> **Information supplied**
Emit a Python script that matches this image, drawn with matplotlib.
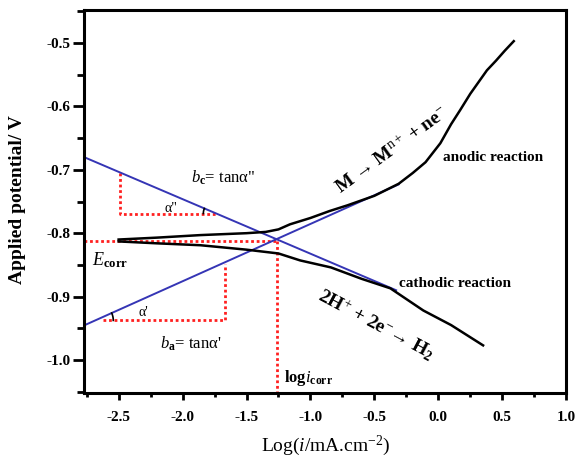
import numpy as np
import matplotlib
matplotlib.use("Agg")
import matplotlib.pyplot as plt

plt.rcParams['font.family'] = ['Liberation Serif', 'DejaVu Serif']
plt.rcParams['mathtext.fontset'] = 'custom'
plt.rcParams['mathtext.rm'] = 'Liberation Serif'
plt.rcParams['mathtext.it'] = 'Liberation Serif:italic'
plt.rcParams['mathtext.bf'] = 'Liberation Serif:bold'
plt.rcParams['axes.unicode_minus'] = False

# anodic branch of the polarization curve
anodic_x = [-2.5, -2.2, -1.86, -1.5, -1.35, -1.25, -1.16, -1.0, -0.85, -0.71, -0.5, -0.31,
            -0.2, -0.1, 0.016, 0.1, 0.17, 0.25, 0.38, 0.45, 0.52, 0.59]
anodic_y = [-0.810, -0.807, -0.803, -0.800, -0.798, -0.794, -0.786, -0.776, -0.765, -0.756, -0.741, -0.722,
            -0.705, -0.688, -0.658, -0.628, -0.606, -0.580, -0.543, -0.528, -0.512, -0.497]

# cathodic branch
cathodic_x = [-2.5, -2.2, -1.86, -1.5, -1.25, -1.08, -0.84, -0.6, -0.375, -0.117, 0.1, 0.35]
cathodic_y = [-0.813, -0.816, -0.819, -0.826, -0.832, -0.843, -0.854, -0.872, -0.887, -0.922, -0.945, -0.977]

# Tafel lines (end points)
tafel_c_x = [-2.77, -0.33]
tafel_c_y = [-0.680, -0.890]
tafel_a_x = [-2.77, -0.31]
tafel_a_y = [-0.9455, -0.723]

# corrosion point
logi_corr = -1.26
e_corr = -0.813

# construction triangles
tri_a_x = [-2.62, -1.67, -1.67]
tri_a_y = [-0.9376, -0.9376, -0.848]
tri_c_x = [-2.49, -2.49, -1.74]
tri_c_y = [-0.705, -0.769, -0.769]

xlim = (-2.77, 1.0)
ylim = (-1.052, -0.448)

fig = plt.figure(figsize=(5.76, 4.59), dpi=100)
ax = fig.add_axes([0.146, 0.144, 0.837, 0.834])

red_style = dict(color='#ff2020', lw=2, linestyle=(0, (1, 1)))
ax.plot([xlim[0], logi_corr], [e_corr, e_corr], **red_style)
ax.plot([logi_corr, logi_corr], [e_corr, ylim[0]], **red_style)
ax.plot(tri_a_x, tri_a_y, **red_style)
ax.plot(tri_c_x, tri_c_y, **red_style)

ax.plot(tafel_c_x, tafel_c_y, color='#3535b5', lw=1.4)
ax.plot(tafel_a_x, tafel_a_y, color='#3535b5', lw=1.4)

ax.plot(anodic_x, anodic_y, color='black', lw=1.8)
ax.plot(cathodic_x, cathodic_y, color='black', lw=1.8)

ax.set_xlim(xlim)
ax.set_ylim(ylim)

# small angle arcs, drawn in pixel radius
pxx = 0.837 * 576 / (xlim[1] - xlim[0])
pxy = 0.834 * 459 / (ylim[1] - ylim[0])

def arc(vx, vy, r, t1, t2):
    t = np.radians(np.linspace(t1, t2, 20))
    ax.plot(vx + r * np.cos(t) / pxx, vy + r * np.sin(t) / pxy, color='black', lw=1.2)

slope_a = (tafel_a_y[1] - tafel_a_y[0]) / (tafel_a_x[1] - tafel_a_x[0])
slope_c = (tafel_c_y[1] - tafel_c_y[0]) / (tafel_c_x[1] - tafel_c_x[0])
ang_a = np.degrees(np.arctan(slope_a * pxy / pxx))
ang_c = np.degrees(np.arctan(-slope_c * pxy / pxx))
va_x = tafel_a_x[0] + (tri_a_y[0] - tafel_a_y[0]) / slope_a
vc_x = tafel_c_x[0] + (tri_c_y[1] - tafel_c_y[0]) / slope_c
arc(va_x, tri_a_y[0], 18, 0, ang_a)
arc(vc_x, tri_c_y[1], 13, 180 - ang_c, 180)

for s in ax.spines.values():
    s.set_linewidth(2.2)

ax.set_xticks(np.arange(-2.5, 1.01, 0.5))
ax.set_xticks(np.arange(-2.75, 1.01, 0.25), minor=True)
ax.set_yticks(np.arange(-1.0, -0.45, 0.1))
ax.set_yticks(np.arange(-1.05, -0.449, 0.05), minor=True)
ax.xaxis.set_major_formatter(matplotlib.ticker.FormatStrFormatter('%.1f'))
ax.yaxis.set_major_formatter(matplotlib.ticker.FormatStrFormatter('%.1f'))
ax.tick_params(axis='both', which='major', direction='out', width=2, labelsize=11)
ax.tick_params(axis='both', which='minor', direction='out', width=2)
ax.tick_params(axis='x', which='major', length=5, pad=8)
ax.tick_params(axis='x', which='minor', length=3)
ax.tick_params(axis='y', which='major', length=8, pad=2)
ax.tick_params(axis='y', which='minor', length=5)
for lab in ax.get_xticklabels() + ax.get_yticklabels():
    lab.set_fontweight('bold')

fig.text(0.565, 1 - 446 / 459, r'Log($\mathit{i}$/mA.cm$^{\mathrm{-2}}$)', ha='center', va='center', fontsize=14)
fig.text(18 / 576, 1 - 200 / 459, 'Applied potential/ V', ha='center', va='center',
         rotation=90, fontsize=14, fontweight='bold')

ax.text(-1.68, -0.712, r'$\mathit{b}_{\mathbf{c}}$= tanα"', ha='center', va='center', fontsize=12)
ax.text(-1.94, -0.974, r"$\mathit{b}_{\mathbf{a}}$= tanα'", ha='center', va='center', fontsize=12)
ax.text(-2.09, -0.761, 'α"', ha='center', va='center', fontsize=10)
ax.text(-2.31, -0.925, "α'", ha='center', va='center', fontsize=10)
ax.text(-2.71, -0.843, r'$\mathit{E}_{\mathbf{corr}}$', ha='left', va='center', fontsize=13)
ax.text(-1.21, -1.028, r'log$\mathit{i}_{\mathbf{corr}}$', ha='left', va='center', fontsize=12, fontweight='bold')
ax.text(0.43, -0.68, 'anodic reaction', ha='center', va='center', fontsize=11, fontweight='bold')
ax.text(0.13, -0.879, 'cathodic reaction', ha='center', va='center', fontsize=11, fontweight='bold')
ax.text(-0.36, -0.670, r'M → M$^{\mathrm{n+}}$ + ne$^{\mathrm{-}}$', ha='center', va='center',
        fontsize=14, fontweight='bold', rotation=36)
ax.text(-0.49, -0.945, r'2H$^{\mathrm{+}}$ + 2e$^{\mathrm{-}}$→ H$_{\mathbf{2}}$', ha='center', va='center',
        fontsize=14, fontweight='bold', rotation=-28)

fig.savefig('out.png', dpi=100)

> **Request**
Extract the full listing exactly, with the pictures left out.

> **Expected answer**
Emit a Python script that matches this image, drawn with matplotlib.
import numpy as np
import matplotlib
matplotlib.use("Agg")
import matplotlib.pyplot as plt

plt.rcParams['font.family'] = ['Liberation Serif', 'DejaVu Serif']
plt.rcParams['mathtext.fontset'] = 'custom'
plt.rcParams['mathtext.rm'] = 'Liberation Serif'
plt.rcParams['mathtext.it'] = 'Liberation Serif:italic'
plt.rcParams['mathtext.bf'] = 'Liberation Serif:bold'
plt.rcParams['axes.unicode_minus'] = False

# anodic branch of the polarization curve
anodic_x = [-2.5, -2.2, -1.86, -1.5, -1.35, -1.25, -1.16, -1.0, -0.85, -0.71, -0.5, -0.31,
            -0.2, -0.1, 0.016, 0.1, 0.17, 0.25, 0.38, 0.45, 0.52, 0.59]
anodic_y = [-0.810, -0.807, -0.803, -0.800, -0.798, -0.794, -0.786, -0.776, -0.765, -0.756, -0.741, -0.722,
            -0.705, -0.688, -0.658, -0.628, -0.606, -0.580, -0.543, -0.528, -0.512, -0.497]

# cathodic branch
cathodic_x = [-2.5, -2.2, -1.86, -1.5, -1.25, -1.08, -0.84, -0.6, -0.375, -0.117, 0.1, 0.35]
cathodic_y = [-0.813, -0.816, -0.819, -0.826, -0.832, -0.843, -0.854, -0.872, -0.887, -0.922, -0.945, -0.977]

# Tafel lines (end points)
tafel_c_x = [-2.77, -0.33]
tafel_c_y = [-0.680, -0.890]
tafel_a_x = [-2.77, -0.31]
tafel_a_y = [-0.9455, -0.723]

# corrosion point
logi_corr = -1.26
e_corr = -0.813

# construction triangles
tri_a_x = [-2.62, -1.67, -1.67]
tri_a_y = [-0.9376, -0.9376, -0.848]
tri_c_x = [-2.49, -2.49, -1.74]
tri_c_y = [-0.705, -0.769, -0.769]

xlim = (-2.77, 1.0)
ylim = (-1.052, -0.448)

fig = plt.figure(figsize=(5.76, 4.59), dpi=100)
ax = fig.add_axes([0.146, 0.144, 0.837, 0.834])

red_style = dict(color='#ff2020', lw=2, linestyle=(0, (1, 1)))
ax.plot([xlim[0], logi_corr], [e_corr, e_corr], **red_style)
ax.plot([logi_corr, logi_corr], [e_corr, ylim[0]], **red_style)
ax.plot(tri_a_x, tri_a_y, **red_style)
ax.plot(tri_c_x, tri_c_y, **red_style)

ax.plot(tafel_c_x, tafel_c_y, color='#3535b5', lw=1.4)
ax.plot(tafel_a_x, tafel_a_y, color='#3535b5', lw=1.4)

ax.plot(anodic_x, anodic_y, color='black', lw=1.8)
ax.plot(cathodic_x, cathodic_y, color='black', lw=1.8)

ax.set_xlim(xlim)
ax.set_ylim(ylim)

# small angle arcs, drawn in pixel radius
pxx = 0.837 * 576 / (xlim[1] - xlim[0])
pxy = 0.834 * 459 / (ylim[1] - ylim[0])

def arc(vx, vy, r, t1, t2):
    t = np.radians(np.linspace(t1, t2, 20))
    ax.plot(vx + r * np.cos(t) / pxx, vy + r * np.sin(t) / pxy, color='black', lw=1.2)

slope_a = (tafel_a_y[1] - tafel_a_y[0]) / (tafel_a_x[1] - tafel_a_x[0])
slope_c = (tafel_c_y[1] - tafel_c_y[0]) / (tafel_c_x[1] - tafel_c_x[0])
ang_a = np.degrees(np.arctan(slope_a * pxy / pxx))
ang_c = np.degrees(np.arctan(-slope_c * pxy / pxx))
va_x = tafel_a_x[0] + (tri_a_y[0] - tafel_a_y[0]) / slope_a
vc_x = tafel_c_x[0] + (tri_c_y[1] - tafel_c_y[0]) / slope_c
arc(va_x, tri_a_y[0], 18, 0, ang_a)
arc(vc_x, tri_c_y[1], 13, 180 - ang_c, 180)

for s in ax.spines.values():
    s.set_linewidth(2.2)

ax.set_xticks(np.arange(-2.5, 1.01, 0.5))
ax.set_xticks(np.arange(-2.75, 1.01, 0.25), minor=True)
ax.set_yticks(np.arange(-1.0, -0.45, 0.1))
ax.set_yticks(np.arange(-1.05, -0.449, 0.05), minor=True)
ax.xaxis.set_major_formatter(matplotlib.ticker.FormatStrFormatter('%.1f'))
ax.yaxis.set_major_formatter(matplotlib.ticker.FormatStrFormatter('%.1f'))
ax.tick_params(axis='both', which='major', direction='out', width=2, labelsize=11)
ax.tick_params(axis='both', which='minor', direction='out', width=2)
ax.tick_params(axis='x', which='major', length=5, pad=8)
ax.tick_params(axis='x', which='minor', length=3)
ax.tick_params(axis='y', which='major', length=8, pad=2)
ax.tick_params(axis='y', which='minor', length=5)
for lab in ax.get_xticklabels() + ax.get_yticklabels():
    lab.set_fontweight('bold')

fig.text(0.565, 1 - 446 / 459, r'Log($\mathit{i}$/mA.cm$^{\mathrm{-2}}$)', ha='center', va='center', fontsize=14)
fig.text(18 / 576, 1 - 200 / 459, 'Applied potential/ V', ha='center', va='center',
         rotation=90, fontsize=14, fontweight='bold')

ax.text(-1.68, -0.712, r'$\mathit{b}_{\mathbf{c}}$= tanα"', ha='center', va='center', fontsize=12)
ax.text(-1.94, -0.974, r"$\mathit{b}_{\mathbf{a}}$= tanα'", ha='center', va='center', fontsize=12)
ax.text(-2.09, -0.761, 'α"', ha='center', va='center', fontsize=10)
ax.text(-2.31, -0.925, "α'", ha='center', va='center', fontsize=10)
ax.text(-2.71, -0.843, r'$\mathit{E}_{\mathbf{corr}}$', ha='left', va='center', fontsize=13)
ax.text(-1.21, -1.028, r'log$\mathit{i}_{\mathbf{corr}}$', ha='left', va='center', fontsize=12, fontweight='bold')
ax.text(0.43, -0.68, 'anodic reaction', ha='center', va='center', fontsize=11, fontweight='bold')
ax.text(0.13, -0.879, 'cathodic reaction', ha='center', va='center', fontsize=11, fontweight='bold')
ax.text(-0.36, -0.670, r'M → M$^{\mathrm{n+}}$ + ne$^{\mathrm{-}}$', ha='center', va='center',
        fontsize=14, fontweight='bold', rotation=36)
ax.text(-0.49, -0.945, r'2H$^{\mathrm{+}}$ + 2e$^{\mathrm{-}}$→ H$_{\mathbf{2}}$', ha='center', va='center',
        fontsize=14, fontweight='bold', rotation=-28)

fig.savefig('out.png', dpi=100)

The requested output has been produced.